“CONTROL YOUR INTEREST IN PUBLICITY FOR YOUR IDEAS,” UW-Madison Provost Patrick Farrell told Kevin Barrett, the part-time instructor who believes the U.S. government is behind the 9/11 attacks. Barrett is planning to teach students about the factual truth of this theory in a course called “Islam: Religion and Culture.” Citing our university’s tradition of academic freedom, Farrell rejected demands that Barrett be fired. But the political uproar has continued, and Barrett — unsurprisingly — has gotten numerous invitations to appear in the media. And now, we see that 10 days after Farrell made his decision to retain Barrett, he warned him about all that media activity:

“[I]f you continue to identify yourself with UW-Madison in your personal political messages or illustrate an inability to control your interest in publicity for your ideas, I would lose confidence … ,”…

Announcing his decision on July 10, Farrell declared, “We cannot allow political pressure from critics of unpopular ideas to inhibit the free exchange of ideas.”

Farrell said he wanted Barrett to know that he could reconsider his decision if he did not meet expectations. He said Barrett has “modestly made some efforts” to cut down on publicity.

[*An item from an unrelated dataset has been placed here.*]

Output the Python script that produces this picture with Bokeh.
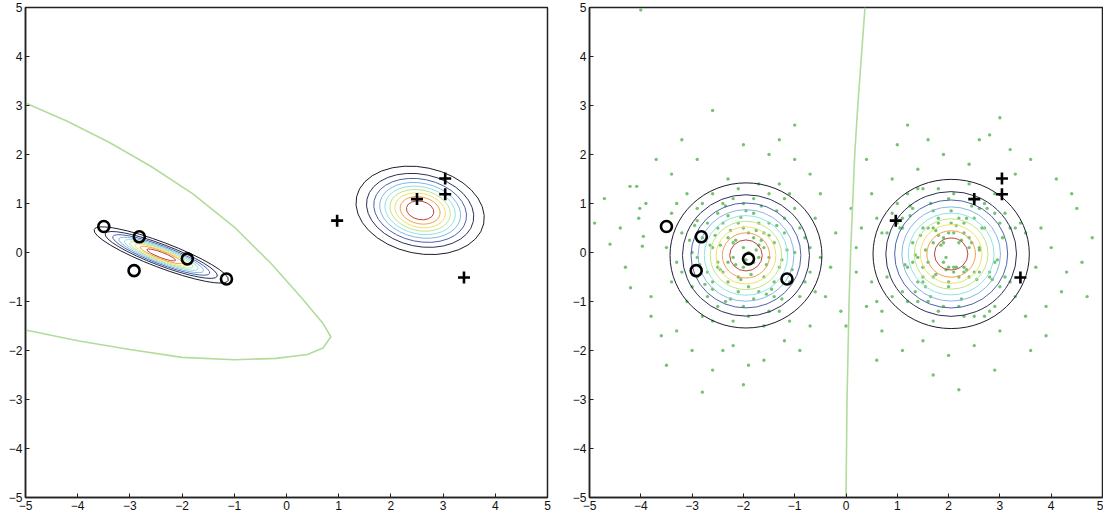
import numpy as np
from bokeh.plotting import figure
from bokeh.layouts import row
from bokeh.models import Range1d, ColumnDataSource
from bokeh.embed import file_html
from bokeh.resources import INLINE

# ---- data ----
o_x = [-3.50, -2.82, -2.92, -1.90, -1.15]
o_y = [0.53, 0.32, -0.37, -0.13, -0.54]
p_x = [3.04, 3.04, 2.50, 0.97, 3.40]
p_y = [1.51, 1.19, 1.09, 0.65, -0.51]

ticks = [-5, -4, -3, -2, -1, 0, 1, 2, 3, 4, 5]

# contour levels (fraction of peak density), outer -> inner
levels = [0.1, 0.2, 0.3, 0.4, 0.5, 0.6, 0.7, 0.8, 0.9]
level_colors = ["#1c1c2c", "#2a2f55", "#4b63a8", "#86b6e6", "#8fe3e6",
                "#bfe58a", "#f2e06a", "#f0a24a", "#b8463a"]

# Gaussian models: centre x, centre y, sigma major, sigma minor, angle (deg)
left_gauss_cx = [-2.40, 2.56]
left_gauss_cy = [-0.05, 0.86]
left_gauss_s1 = [0.64, 0.58]
left_gauss_s2 = [0.12, 0.41]
left_gauss_ang = [-20.8, -12.0]

right_gauss_cx = [-1.95, 2.05]
right_gauss_cy = [-0.06, -0.03]
right_gauss_s1 = [0.69, 0.71]
right_gauss_s2 = [0.69, 0.71]
right_gauss_ang = [0.0, 0.0]

# decision boundaries
left_bx = [-5.0, -4.2, -3.4, -2.6, -1.8, -1.0, -0.3, 0.3, 0.7, 0.85, 0.70, 0.40, -0.2, -1.0, -2.0, -3.0, -4.0, -5.0]
left_by = [3.05, 2.68, 2.25, 1.76, 1.20, 0.52, -0.22, -0.94, -1.45, -1.72, -1.95, -2.08, -2.16, -2.19, -2.14, -1.98, -1.80, -1.58]
right_bx = [0.37, 0.30, 0.23, 0.17, 0.13, 0.09, 0.06, 0.04, 0.02, 0.01, 0.0]
right_by = [5.0, 4.0, 3.0, 2.0, 1.0, 0.0, -1.0, -2.0, -3.0, -4.0, -5.0]

# samples (green dots) on the right panel, left cloud
samp_o_x = [-2.0, -1.8, -2.3, -1.6, -2.5, -2.1, -1.7, -2.4, -1.5, -2.6, -1.9, -2.2, -1.4, -2.0, -2.7,
            -1.6, -2.3, -1.8, -2.1, -1.3, -2.8, -1.9, -2.5, -1.5, -2.2, -1.7, -2.4, -2.0, -1.6, -2.6,
            -1.9, -2.3, -1.4, -2.7, -2.1, -1.2, -1.8, -2.5, -2.9, -1.7,
            -2.15, -1.75, -2.45, -1.55, -2.05, -1.35, -2.65, -1.85, -2.35, -1.25, -2.95, -1.65, -2.25, -1.45,
            -2.55, -1.95, -2.75, -1.15, -2.05, -1.75, -2.45, -1.55, -2.85, -1.05, -2.25, -1.65, -2.35, -1.95,
            -3.05, -1.35, -2.15, -2.6, -1.5, -2.0, -1.8, -2.3, -1.7, -2.5, -1.25, -2.9,
            -3.2, -3.0, -3.3, -2.9, -2.6, -2.1, -1.5, -1.0, -0.8, -0.7, -0.9, -1.3, -1.9, -2.5, -3.1,
            -3.4, -3.1, -2.3, -1.7, -1.2, -0.6, -0.5, -0.6, -1.1, -1.6, -2.2, -2.8, -3.4, -3.5, -1.0,
            -1.1, -1.2, -2.8, -3.0, -2.7, -2.0, -1.4, -1.3, -2.4, -3.2, -0.9, -1.8, -2.6, -0.8, -3.3,
            -1.5, -2.2, -0.7, -2.9, -1.1,
            -4.71, -4.21, -4.08, -4.02, -4.04, -4.6, -3.95, -3.97, -4.2, -4.0, -3.8, -3.6, -3.3, -3.0, -2.8,
            -2.6, -2.2, -1.9, -1.6, -1.2, -0.7, -0.4, -0.3, -0.2, -0.5, -0.7, -1.0, -1.5, -2.0, -2.6,
            -2.9, -3.4, -3.7, -3.9, -4.3, -4.4, -3.8, -2.4, -1.3, -0.9, -0.1, -3.2, -4.9, -3.5, -2.0,
            -1.0, 0.2]
samp_o_y = [0.1, -0.2, 0.3, 0.4, -0.2, -0.5, 0.6, 0.6, -0.1, 0.1, 0.4, -0.1, 0.2, -0.3, -0.4,
            -0.5, -0.6, 0.8, 0.6, -0.3, 0.3, -0.7, 0.5, 0.6, 0.2, -0.1, -0.4, 0.5, 0.1, -0.6,
            0.0, -0.2, -0.6, 0.6, -0.8, 0.4, 0.3, 0.8, -0.1, -0.8,
            0.25, 0.05, -0.35, -0.25, 0.72, 0.55, 0.15, -0.45, 0.95, -0.15, 0.55, 0.95, -0.95, -0.75,
            0.35, -0.15, -0.65, 0.05, -0.55, 0.45, 0.15, -0.85, -0.25, -0.35, 0.45, 0.25, -1.0, 0.85,
            0.25, 0.85, -0.25, -0.75, 0.35, 1.0, -0.95, 0.75, 0.15, -0.3, -0.95, 0.65,
            0.4, -0.7, -0.2, 0.9, 1.2, 1.3, 1.2, 0.9, 0.3, -0.4, -0.9, -1.2, -1.3, -1.1, -1.0,
            0.8, 1.2, 1.5, 1.4, 1.1, 0.7, -0.1, -0.8, -1.4, -1.5, -1.4, -1.3, -0.6, 0.1, 0.0,
            -0.6, 0.7, 1.0, 0.0, -0.9, -1.1, -0.9, 1.4, 1.0, -0.4, 0.5, 1.1, -1.4, -0.6, 1.0,
            -1.2, 1.1, 0.1, -0.5, 1.2,
            1.1, 1.35, 1.35, 0.9, 0.7, 0.17, 0.33, 0.13, -0.72, 4.95, -1.3, -1.7, -1.6, -2.0, -2.85,
            -2.4, -1.9, -2.3, -2.2, -1.8, -1.5, -0.9, -0.3, 0.4, 1.2, 1.6, 1.9, 2.0, 2.2, 2.9,
            1.9, 1.6, 1.9, 1.0, -0.3, 0.5, -0.9, -2.0, 2.3, -2.0, -1.2, 2.3, 0.6, -2.3, -2.7,
            2.6, 0.1]
# samples (green dots) on the right panel, right cloud
samp_p_x = [2.0, 2.2, 1.7, 2.4, 1.5, 1.9, 2.3, 1.6, 2.5, 1.4, 2.1, 1.8, 2.6, 2.0, 1.3,
            2.4, 1.7, 2.2, 1.9, 2.7, 1.2, 2.1, 1.5, 2.5, 1.8, 2.3, 1.6, 2.0, 2.4, 1.4,
            2.1, 1.7, 2.6, 1.3, 1.9, 2.8, 2.2, 1.5, 1.1, 2.3,
            2.15, 1.75, 2.45, 1.55, 2.05, 1.35, 2.65, 1.85, 2.35, 1.25, 2.95, 1.65, 2.25, 1.45,
            2.55, 1.95, 2.75, 1.15, 2.05, 1.75, 2.45, 1.55, 2.85, 1.05, 2.25, 1.65, 2.35, 1.95,
            3.05, 1.35, 2.15, 2.6, 1.5, 2.0, 1.8, 2.3, 1.7, 2.5, 1.25, 2.9,
            0.8, 1.0, 0.7, 1.1, 1.4, 1.9, 2.5, 3.0, 3.2, 3.3, 3.1, 2.7, 2.1, 1.5, 0.9,
            0.6, 0.9, 1.7, 2.3, 2.8, 3.4, 3.5, 3.4, 2.9, 2.4, 1.8, 1.2, 0.6, 0.5, 3.0,
            2.9, 2.8, 1.2, 1.0, 1.3, 2.0, 2.6, 2.7, 1.6, 0.8, 3.1, 2.2, 1.4, 3.2, 0.7,
            2.5, 1.8, 3.3, 1.1, 2.9,
            4.8, 4.5, 4.3, 4.1, 3.9, 4.2, 3.8, 3.6, 3.2, 2.8, 2.4, 1.9, 1.4, 0.9, 0.5,
            0.3, 0.2, 0.4, 0.7, 1.1, 1.5, 2.0, 2.5, 3.0, 3.5, 3.7, 2.2, 1.2, 3.0, 3.6,
            4.6, 0.1, 0.0, 1.7, 2.6, 4.0, 4.4, 1.0, 3.3, 0.6, 3.9, 2.9, 1.6, 4.7, 0.4]
samp_p_y = [-0.3, 0.2, -0.5, 0.1, 0.5, 0.3, -0.4, -0.2, 0.7, -0.6, -0.3, 0.6, -0.4, 0.4, 0.2,
            0.3, 0.2, -0.5, -0.2, 0.5, -0.3, 0.4, -0.6, -0.4, 0.7, 0.4, 0.5, -0.7, -0.5, -0.1,
            -0.4, 0.5, 0.1, -0.2, 0.2, -0.4, 0.7, -0.3, 0.5, 0.6,
            -0.3, 0.45, 0.2, -0.7, 0.85, -0.05, 0.5, 0.15, -0.35, 0.75, -0.15, -0.9, 0.25, 0.35,
            -0.55, -0.1, 0.9, -0.25, 0.6, -0.45, 0.95, 0.05, -0.55, 0.5, -0.95, 1.0, 0.7, -0.35,
            0.3, -0.8, 0.55, 0.05, -0.5, -0.6, 0.35, -0.3, 0.85, 1.05, 0.95, -0.2,
            -0.5, 0.6, 0.4, -0.8, -1.0, -1.1, -1.3, -0.7, -0.6, 0.5, 0.8, 1.0, 1.2, 1.3, 0.8,
            -1.0, -0.9, -1.4, -1.3, -1.2, -0.5, 0.4, 0.6, 1.2, 1.4, 1.3, 1.2, 0.7, -0.6, 0.6,
            0.8, -0.5, -1.0, 1.0, 0.9, 1.1, 0.9, -1.3, -1.0, 0.4, -0.5, -1.1, 1.3, 0.5, -1.2,
            1.1, -1.2, -0.9, 0.7, -1.1,
            0.3, 0.9, -0.4, 1.5, -1.1, -0.8, 0.5, 1.9, 2.1, 2.4, 1.8, 2.0, 1.7, 1.5, 1.2,
            0.5, -0.4, -1.1, -1.6, -2.0, -1.8, -2.1, -1.9, -1.6, -1.3, -0.3, -2.8, 2.6, 2.75, -2.0,
            -0.2, 0.9, -1.5, -2.5, 2.3, 0.1, 1.2, 2.2, 1.6, -2.2, -1.7, -2.4, 2.3, -0.9, 1.9]
# ------------------------------------


def ellipse_source(cx, cy, s1, s2, ang):
    d = dict(x=[], y=[], w=[], h=[], a=[], c=[])
    for i in range(len(cx)):
        for f, col in zip(levels, level_colors):
            r = np.sqrt(-2.0 * np.log(f))
            d["x"].append(cx[i]); d["y"].append(cy[i])
            d["w"].append(2 * r * s1[i]); d["h"].append(2 * r * s2[i])
            d["a"].append(ang[i]); d["c"].append(col)
    return ColumnDataSource(d)


def make_fig(width, right_border):
    p = figure(width=width, height=512, output_backend="svg", toolbar_location=None,
               x_range=Range1d(-5, 5), y_range=Range1d(-5, 5),
               min_border_left=25, min_border_right=right_border,
               min_border_top=7, min_border_bottom=0)
    p.grid.visible = False
    p.outline_line_color = "#222222"
    p.outline_line_width = 1.5
    p.background_fill_color = "white"
    for ax in (p.xaxis[0], p.yaxis[0]):
        ax.ticker = ticks
        ax.major_tick_in = 4
        ax.major_tick_out = 0
        ax.minor_tick_line_color = None
        ax.axis_line_color = "#222222"
        ax.axis_line_width = 1.5
        ax.major_tick_line_color = "#222222"
        ax.major_label_text_font = "Liberation Sans"
        ax.major_label_text_font_size = "12px"
        ax.major_label_text_color = "#111111"
        ax.major_label_standoff = 3
    return p


left = make_fig(564, 17)
src_l = ellipse_source(left_gauss_cx, left_gauss_cy, left_gauss_s1, left_gauss_s2, left_gauss_ang)
left.ellipse(x="x", y="y", width="w", height="h", angle="a", angle_units="deg",
             source=src_l, fill_color=None, line_color="c", line_width=1)
left.line(left_bx, left_by, line_color="#b2dc9c", line_width=1.6)
left.scatter(o_x, o_y, marker="circle", size=11, fill_color=None, line_color="black", line_width=2.6)
left.scatter(p_x, p_y, marker="cross", size=12, line_color="black", line_width=2.6)

right = make_fig(539, 1)
right.scatter(samp_o_x, samp_o_y, marker="circle", size=3.4, fill_color="#5cb85a", line_color=None, alpha=0.85)
right.scatter(samp_p_x, samp_p_y, marker="circle", size=3.4, fill_color="#5cb85a", line_color=None, alpha=0.85)
src_r = ellipse_source(right_gauss_cx, right_gauss_cy, right_gauss_s1, right_gauss_s2, right_gauss_ang)
right.ellipse(x="x", y="y", width="w", height="h", angle="a", angle_units="deg",
              source=src_r, fill_color=None, line_color="c", line_width=1)
right.line(right_bx, right_by, line_color="#b2dc9c", line_width=1.6)
right.scatter(o_x, o_y, marker="circle", size=11, fill_color=None, line_color="black", line_width=2.6)
right.scatter(p_x, p_y, marker="cross", size=12, line_color="black", line_width=2.6)

layout = row(left, right)
open("out.html", "w").write(file_html(layout, INLINE))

“I was trying to be fairly careful to not inhibit his privilege of speaking freely,” he said. “My point was that he should be aware as he exercises those rights there may be a time when I have to rethink the assurances he has given me about his ability to separate his opinions from what happens in the classroom.”…

Farrell scolded Barrett for identifying himself as a UW-Madison instructor in e-mails in which he challenged others to debate his theories. The provost said the challenges suggest “that you speak for the university — precisely what I told you was inappropriate in that context.”

Barrett, for his part, says that he isn’t seeking this publicity. It’s seeking him. And what, exactly, is wrong with his speaking publicly? His reprehensible conspiracy theory is fine to inflict on students, but please stop showing your face to the general public because it’s making trouble for the university? That Barrett is teaching at the university is — unlike his crazy theory — a plain fact. It’s an embarrassing fact, and we can easily understand Farrell’s interest in suppressing it. But the public is entitled to know this fact and to react to it. This too is part of free speech. Why are we so keen on airing all sorts of ideas within the university but averse to letting the general public have access to those facts?

When I go on radio or TV, I am introduced as a professor at the University of Wisconsin, whether I’m talking about law or politics or culture or some other topic I presume to blab about. It’s never even occurred to me that stating this true fact — where I work — means that I “speak for the university” or that listeners might be confused into thinking that I do. You’d have to think ordinary people are idiots to believe that they think Kevin Barrett is speaking for the university when he spews his offensive theory. The problem is not confusion about whom he speaks for, but the embarrassment to the university that he thinks what he thinks and he teaches here. How can you justify suppressing this factual information of great public interest?

And why should Barrett have to refrain from publicizing his ideas in order to keep his job? It’s acceptable for him to teach here, but please, be very quiet about it? And this is held out as an attempt “to be fairly careful to not inhibit his privilege of speaking freely”? The letter makes a connection between speaking out publicly and being able to “separate his opinions from what happens in the classroom.” But what is that connection? And would we use that reasoning on other teachers? Promoting a strong political position in the public arena raises a suspicion that you can’t fairly present material in the classroom anymore? All politically active academics would feel threatened if we thought the university would apply that reasoning across the board. And if Farrell is not going to apply that reasoning across the board, why is he inflicting it on Barrett?